One of the great natural treasures of the Southeast, John Penne-kamp’s coral reef flashes with color in the Straits of Florida. More than 95 percent underwater, the park stretches approximately 25 miles along the shore and 3 miles into the ocean, protecting a portion of the only living coral reef offshore the continental United States. Trade winds and warm waters of the Gulf Stream bless this invaluable ecosystem, as well as the park’s other intriguing communities—the seagrass beds, mangrove swamps, and tropical hammocks.
If you take a boat out to the patch reefs, you’ll behold an undersea garden that has taken from 5,000 to 7,000 years to grow. The reefs are actually complex communities formed by living polyps that secrete a limestone substrate around themselves. Over several generations, these substrates develop into a large, hard mass that not only anchors new polyps but shelters sponges, crabs, shrimps, and nearly 600 species of fish.
Early visitors to the reef could not resist taking home souvenirs in the form of live corals and seashells; what they couldn’t break off, they went after with hammers, chisels, even dynamite. As the demand for marine trinkets increased, commercial vendors stepped up the harvest. At a biological conference in 1957, Dr. Gilbert Voss of the Marine Institute of Miami predicted that without restricted access the reef would soon be dead. An assistant editor for the Miami Herald, John Pennekamp, became the reef’s most outspoken champion. Pennekamp had helped in the creation of Everglades National Park, and now he and Voss set out to marshal support from local government. So began a three-year battle against commercial businesses that depended upon plunder from the reef. The real winner was the reef itself, and in 1960 the country’s first undersea park was dedicated.
What to See and Do
First off, head to the Main Concession building and check out boat tour times. If the weather is good, there are usually three glass-bottom and three snorkeling tours (fee) a day. Tours last about 2.5 hours; the snorkeling tours offer about 90 minutes in the water. You can also opt for a combination sailing and snorkeling tour on a 38-foot catamaran. Heading out to the reef, these tours show you the highlight of the park—the kaleidoscope of tropical life under the surface. Among the most colorful fish you’ll see are angelfish, parrot fish, snapper, and triggerfish. Brain and star corals are accented by softer corals such as sea fans, plumes, and whips that sway gently in the currents. In all, the reef harbors 40 different kinds of coral, and on days of good visibility you can see for more than 100 feet underwater.
Above the surface is worth a look, too. The park and adjacent Key Largo National Marine Sanctuary cover a total of 178 square nautical miles, a dazzling sheet of blue-green water lined by mangroves. The park stretches nearly the entire length of Key Largo, longest of the keys.

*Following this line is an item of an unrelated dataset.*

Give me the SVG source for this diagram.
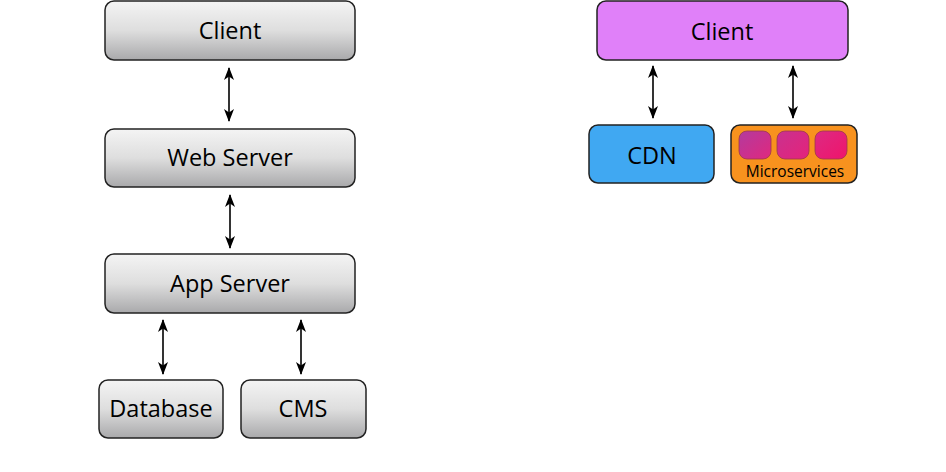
<svg xmlns="http://www.w3.org/2000/svg" width="946" height="472" viewBox="0 0 946 472">
<defs>
<linearGradient id="gray" x1="0" y1="0" x2="0" y2="1">
<stop offset="0" stop-color="#f4f4f4"/>
<stop offset="0.5" stop-color="#dedede"/>
<stop offset="1" stop-color="#a9a9ab"/>
</linearGradient>
<linearGradient id="ms" x1="0" y1="0" x2="1" y2="1">
<stop offset="0" stop-color="#b33a9e"/>
<stop offset="1" stop-color="#e0287e"/>
</linearGradient>
<linearGradient id="ms2" x1="0" y1="0" x2="1" y2="1">
<stop offset="0" stop-color="#c9318f"/>
<stop offset="1" stop-color="#e5237a"/>
</linearGradient>
<linearGradient id="ms3" x1="0" y1="0" x2="1" y2="1">
<stop offset="0" stop-color="#dc2a84"/>
<stop offset="1" stop-color="#f0146a"/>
</linearGradient>
<marker id="ah" viewBox="0 0 13 10" refX="12" refY="5" markerWidth="13" markerHeight="10" markerUnits="userSpaceOnUse" orient="auto-start-reverse">
<path d="M0,0 L13,5 L0,10 L3.5,5 Z" fill="#000"/>
</marker>
<style>
.box{stroke:#222;stroke-width:1.5}
.g{fill:url(#gray)}
.t{font-family:"Myriad Pro","Open Sans","Liberation Sans",sans-serif;font-size:23.5px;fill:#000;text-anchor:middle}
.c{stroke:#000;stroke-width:1.6;fill:none;marker-start:url(#ah);marker-end:url(#ah)}
</style>
</defs>
<g id="client-left"><rect class="box g" x="105" y="1" width="250" height="59" rx="9"/><text class="t" x="230" y="39">Client</text></g>
<g id="web-server"><rect class="box g" x="105" y="129" width="250" height="58" rx="9"/><text class="t" x="230" y="166">Web Server</text></g>
<g id="app-server"><rect class="box g" x="105" y="254" width="250" height="59" rx="9"/><text class="t" x="230" y="292">App Server</text></g>
<g id="database"><rect class="box g" x="99" y="380" width="124" height="58" rx="9"/><text class="t" x="161" y="417">Database</text></g>
<g id="cms"><rect class="box g" x="241" y="380" width="125" height="58" rx="9"/><text class="t" x="303" y="417">CMS</text></g>
<g id="client-right"><rect class="box" x="597" y="1" width="251" height="59" rx="9" fill="#e080f9"/><text class="t" x="722" y="40">Client</text></g>
<g id="cdn"><rect class="box" x="589" y="125" width="125" height="58" rx="9" fill="#40a8f2"/><text class="t" x="652" y="164">CDN</text></g>
<g id="microservices"><rect class="box" x="731" y="125" width="126" height="58" rx="9" fill="#f8921e"/>
<rect x="739" y="131" width="32" height="28" rx="8" fill="url(#ms)" stroke="#9a3a4a" stroke-width="0.8"/>
<rect x="777" y="131" width="32" height="28" rx="8" fill="url(#ms2)" stroke="#9a3a4a" stroke-width="0.8"/>
<rect x="815" y="131" width="32" height="28" rx="8" fill="url(#ms3)" stroke="#9a3a4a" stroke-width="0.8"/>
<text class="t" x="795" y="177" style="font-size:15.5px">Microservices</text></g>
<g id="connectors">
<line class="c" x1="229" y1="68" x2="229" y2="121"/>
<line class="c" x1="230" y1="195" x2="230" y2="248"/>
<line class="c" x1="163" y1="320" x2="163" y2="374"/>
<line class="c" x1="301" y1="320" x2="301" y2="374"/>
<line class="c" x1="653" y1="66" x2="653" y2="118"/>
<line class="c" x1="793" y1="66" x2="793" y2="118"/>
</g>
</svg>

If you’re stuck on land waiting for a tour, walk over to the Visitor Center. In addition to its friendly and knowledgeable staff, the center has a 30,000-gallon saltwater aquarium filled with a rainbow spectrum of fish, coral, sponges, and anemones. You can study the exhibits and watch films here to get a feel for what you’ll see out in the water. One worthwhile display, a tank of dead coral littered by trash, underscores the need to treat the fragile reef system with care; touching or standing on coral can harm it and is against the law.
After a boat tour, you’ll probably be ready to idle the rest of the day away on your own. You can rent snorkeling equipment at the concession building, then head over to Cannon Beach on Largo Sound. The rocky beach is typical of the Upper Keys, where the reef traps sand before it reaches the shore. You won’t see much coral this far in, but there are tropical fish of all colors and shapes. A reconstructed Spanish shipwreck lies in shallow water about 130 feet offshore, complete with cannon, anchor, and ballast stones. Another fun thing to do is to rent a canoe or kayak at the main concession and explore the network of mangroves and tidal creeks on a 2.5-mile canoe trail that leads to the Far Beach area. There are showers and a swimming area here.
Two short walking trails are easy to fit into a busy day and will give you an appreciation for the variety of Keys vegetation. The Wild Tamarind Trail loops through a hardwood hammock that includes tropical plants such as thatch palm, strangler fig, gumbo-limbo, and West Indian mahogany. Over near the water, the Mangrove Trail follows a boardwalk through red, black, and white mangroves, trees that can actually live in saltwater. Their cagelike roots provide sanctuary to young fish and help stabilize the shoreline.